Case Study

Client


IMPACT

  • 136 pieces of coverage across national, regional, broadcast and lifestyle media. Total reach of 704, 921, 623
  • 22 pieces of national/regional broadcast coverage including an interview with Charlie Powerll, presenter and meteorologist
  • 751, 745 video views across Facebook and Instagram
  • 24,832 downloads of the new mobile app over the campaign period

Changing Weather Accuracy Perceptions for Met Office

The Met Office is the UK’s National Weather Service but under threat from new entrants to the weather market. Our task was to increase the public’s perception of the accuracy of Met Office forecasts and drive downloads of its app.

Due to the complicated nature of meteorology, a challenge was talking about the Met Office’s expertise in a way that the average person would understand.

To achieve this, we devised a multi-platform campaign, working with a respected celebrity influencer to reach the target audience, through creative and amusing, yet educational and informative content.

We conducted consumer research into how many Brits believe in weather folklore to help predict the forecast, such as whether cows lie down when it is about to rain, and if a red sky at night really is shepherd’s delight. The key insight was that most Brits do indeed believe these methods.

To place Met Office experts at the heart of the story, meteorologist and presenter Charlie Powell provided commentary on each of the alternative forecasting methods, revealing if there was any science behind them, or if they were simply old wives’ tales.

As well as providing compelling content for a media content, news stories, and features, we further brought the story to life by creating a film featuring BBC radio and television presenter Scott Mills, alongside Charlie Powell – where they investigated the science behind the folklore. This was shared with national and consumer media alongside the press release to accompany the news copy in online coverage, and provide engaging social content.

In addition, a radio day with Charlie Powell delivered entertaining and educational content for broadcast outlets, with a clear call to action to check the Met Office app instead of relying on inaccurate folklore.
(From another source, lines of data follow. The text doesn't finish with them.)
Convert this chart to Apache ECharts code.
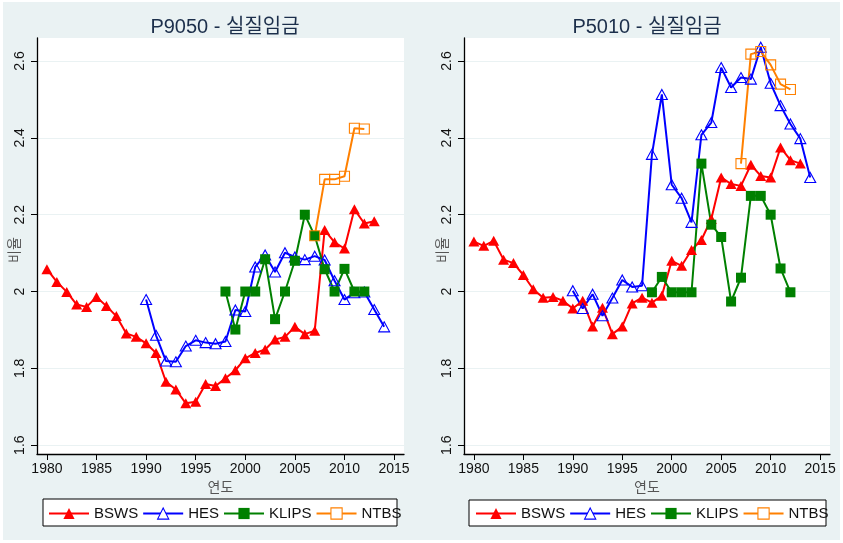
<!DOCTYPE html>
<html>
<head>
<meta charset="utf-8">
<script src="https://cdn.jsdelivr.net/npm/echarts@6/dist/echarts.min.js"></script>
<style>
html,body{margin:0;padding:0;background:#fff;}
#c{width:843px;height:543px;}
</style>
</head>
<body>
<div id="c"></div>
<script>
// ---- data ----
const titles = ['P9050 - 실질임금', 'P5010 - 실질임금'];
const seriesNames = ['BSWS', 'HES', 'KLIPS', 'NTBS'];
const startYears = { BSWS: 1980, HES: 1990, KLIPS: 1998, NTBS: 2007 };
const xTicks = [1980, 1985, 1990, 1995, 2000, 2005, 2010, 2015];
const yTicks = [1.6, 1.8, 2.0, 2.2, 2.4, 2.6];
const xName = '연도';
const yName = '비율';

// P9050 panel
const p9050_BSWS = [2.058,2.025,1.999,1.966,1.960,1.986,1.962,1.936,1.891,1.882,1.865,1.840,1.765,1.745,1.709,1.713,1.759,1.754,1.774,1.795,1.826,1.840,1.849,1.875,1.882,1.908,1.889,1.898,2.160,2.128,2.112,2.214,2.177,2.183];
const p9050_HES = [1.979,1.886,1.819,1.817,1.858,1.873,1.867,1.864,1.870,1.952,1.948,2.064,2.095,2.051,2.101,2.090,2.083,2.092,2.082,2.028,1.979,1.997,1.999,1.953,1.908];
const p9050_KLIPS = [2.0,1.901,2.0,2.0,2.084,1.928,2.0,2.08,2.2,2.145,2.058,2.0,2.059,2.0,2.0];
const p9050_NTBS = [2.145,2.292,2.292,2.3,2.425,2.423];

// P5010 panel
const p5010_BSWS = [2.130,2.119,2.132,2.083,2.074,2.043,2.006,1.984,1.986,1.976,1.956,1.976,1.909,1.958,1.889,1.909,1.969,1.984,1.971,1.989,2.080,2.067,2.108,2.134,2.189,2.297,2.280,2.275,2.330,2.301,2.297,2.375,2.342,2.333];
const p5010_HES = [2.002,1.956,1.993,1.937,1.983,2.030,2.012,2.015,2.357,2.513,2.278,2.243,2.180,2.408,2.440,2.583,2.531,2.557,2.553,2.636,2.542,2.484,2.436,2.398,2.297];
const p5010_KLIPS = [1.998,2.038,1.998,1.998,1.998,2.333,2.174,2.142,1.974,2.036,2.249,2.249,2.200,2.060,1.998];
const p5010_NTBS = [2.333,2.618,2.625,2.590,2.540,2.526];

const panels = [
  { BSWS: p9050_BSWS, HES: p9050_HES, KLIPS: p9050_KLIPS, NTBS: p9050_NTBS },
  { BSWS: p5010_BSWS, HES: p5010_HES, KLIPS: p5010_KLIPS, NTBS: p5010_NTBS }
];

// ---- styles ----
const FONT = "'Liberation Sans', Arial, 'Noto Sans CJK KR', sans-serif";
const BG = '#EAF2F3';
const styles = {
  BSWS:  { color: '#ff0000', symbol: 'triangle', size: [11, 10], hollow: false },
  HES:   { color: '#0000ff', symbol: 'triangle', size: [11, 10], hollow: true },
  KLIPS: { color: '#008000', symbol: 'rect', size: [10, 10], hollow: false },
  NTBS:  { color: '#ff8000', symbol: 'rect', size: [10, 10], hollow: true }
};

function pairs(name, vals) {
  return vals.map((v, i) => [startYears[name] + i, v]);
}

const grids = [
  { left: 37, top: 38, width: 367, height: 416 },
  { left: 464, top: 38, width: 366, height: 416 }
].map(g => Object.assign(g, { show: true, backgroundColor: '#fff', borderWidth: 0, containLabel: false }));

function xAxis(i) {
  return {
    type: 'value', gridIndex: i, min: 1979, max: 2016,
    name: xName, nameLocation: 'middle', nameGap: 20,
    nameTextStyle: { color: '#555', fontSize: 14, fontFamily: FONT },
    axisLine: { show: true, onZero: false, lineStyle: { color: '#000', width: 1.3 } },
    axisTick: { show: true, length: 6, customValues: xTicks, lineStyle: { color: '#000' } },
    axisLabel: { customValues: xTicks, color: '#111', fontSize: 14, fontFamily: FONT, margin: 8,
                 formatter: v => String(v) },
    splitLine: { show: false }
  };
}
function yAxis(i) {
  return {
    type: 'value', gridIndex: i, min: 1.577, max: 2.66,
    axisLine: { show: true, onZero: false, lineStyle: { color: '#000', width: 1.3 } },
    axisTick: { show: true, length: 6, customValues: yTicks, lineStyle: { color: '#000' } },
    axisLabel: { customValues: yTicks, rotate: 90, color: '#111', fontSize: 14, fontFamily: FONT, margin: 10,
                 formatter: v => String(+v.toFixed(1)) },
    splitLine: { show: true, lineStyle: { color: BG, width: 1 } }
  };
}

const series = [];
panels.forEach((p, gi) => {
  seriesNames.forEach(name => {
    const s = styles[name];
    series.push({
      type: 'line', name: name, xAxisIndex: gi, yAxisIndex: gi,
      data: pairs(name, p[name]),
      symbol: s.symbol, symbolSize: s.size, showSymbol: true, showAllSymbol: true,
      lineStyle: { color: s.color, width: 2 },
      itemStyle: s.hollow
        ? { color: 'rgba(255,255,255,0)', borderColor: s.color, borderWidth: 1.1 }
        : { color: s.color, borderWidth: 0 },
      emphasis: { disabled: true },
      animation: false
    });
  });
});

const legendData = seriesNames.map(n => styles[n].hollow
  ? { name: n, itemStyle: { color: '#fff', borderColor: styles[n].color, borderWidth: 1.1 } }
  : { name: n });

function legend(left) {
  return {
    data: legendData, left: left, top: 506, orient: 'horizontal', padding: 0,
    itemWidth: 40, itemHeight: 14, itemGap: 4, selectedMode: false,
    textStyle: { color: '#111', fontSize: 15, fontFamily: FONT }
  };
}

function yNameText(x) {
  return { type: 'text', x: x, y: 250, rotation: Math.PI / 2, silent: true, z: 10,
           style: { text: yName, fill: '#555', font: '14px ' + FONT, align: 'center', verticalAlign: 'middle' } };
}

const option = {
  backgroundColor: '#fff',
  animation: false,
  graphic: [
    { type: 'rect', shape: { x: 3, y: 2, width: 837, height: 538 }, style: { fill: BG }, z: -10, silent: true },
    { type: 'rect', shape: { x: 43, y: 499, width: 354, height: 27 }, style: { fill: '#fff', stroke: '#000', lineWidth: 1 }, z: -5, silent: true },
    { type: 'rect', shape: { x: 469, y: 500, width: 357, height: 26 }, style: { fill: '#fff', stroke: '#000', lineWidth: 1 }, z: -5, silent: true },
    yNameText(15),
    yNameText(443)
  ],
  title: [
    { text: titles[0], left: 220, top: 12, textAlign: 'center',
      textStyle: { color: '#1c2f4b', fontSize: 20, fontWeight: 'normal', fontFamily: FONT } },
    { text: titles[1], left: 642, top: 12, textAlign: 'center',
      textStyle: { color: '#1c2f4b', fontSize: 20, fontWeight: 'normal', fontFamily: FONT } }
  ],
  legend: [legend(48), legend(475)],
  grid: grids,
  xAxis: [xAxis(0), xAxis(1)],
  yAxis: [yAxis(0), yAxis(1)],
  series: series
};

const chart = echarts.init(document.getElementById('c'), null, { renderer: 'canvas' });
chart.setOption(option);
</script>
</body>
</html>
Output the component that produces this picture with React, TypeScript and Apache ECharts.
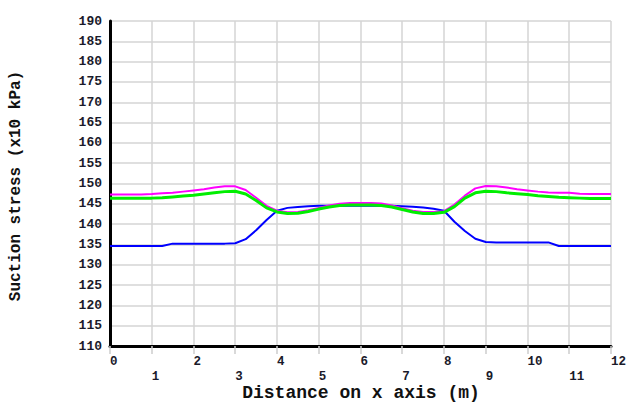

The campaign secured widespread coverage across a spectrum of news and lifestyle media, delivering 37 pieces of national print and online coverage, 11 pieces of lifestyle coverage, 22 pieces of broadcast, and 66 regional. Coverage included a full-page feature in Daily Mail, as well as The Times, Daily Telegraph, Mail Online, Mirror Online, The Sun, Metro, Metro Online, Cosmopolitan and Good Housekeeping.